After months of reflecting, the couple knew they had to rebuild.
"So many people asked if we're going to be coming back. I just think people are just ready for some color. They've been looking at piles of debris, trash, and devastation," Al Stasulis said.
"I had a beautiful maple and it fell on top of my wife's car," said Dominick Fimiano.
He is one of many loyal customers who are thrilled to see the nursery blooming again.
"I got to get my yard back in shape. I lost just about all of my, I lost a beautiful silver maple. I'm trying to put back what's been gone. It'll take years to come back. We lost too much here," Fimiano said.
For Nancy Garziano, the store's reopening so close to spring has a deeper meaning.

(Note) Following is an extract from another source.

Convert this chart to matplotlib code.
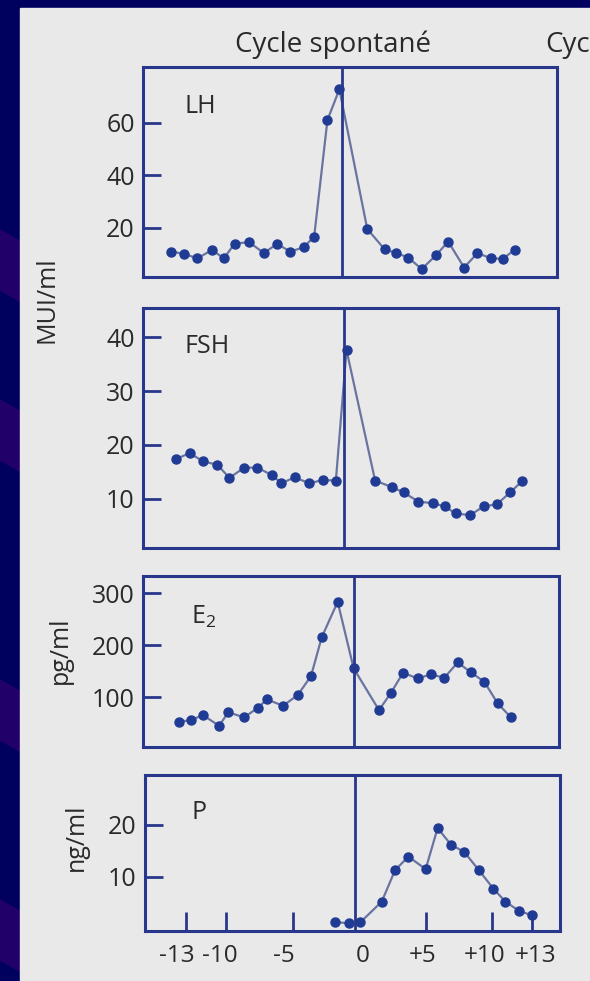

"It's a renewal of life and color, and making my place look pretty again," Garziano said.
The Stasulis' have deep roots in South Mississippi. That's why they're willing to stay to plant the seeds of hope in a community left barren by Katrina.
"It feels good. It's what we do. It's our life. It's just what we're here for. The beauty of plants and to share that," Georgia Stasulis said.
Katrina also destroyed 20 greenhouses at "Beatline Nursery," so the business is still trying to repair those facilities and replace all the crops and plants that were lost.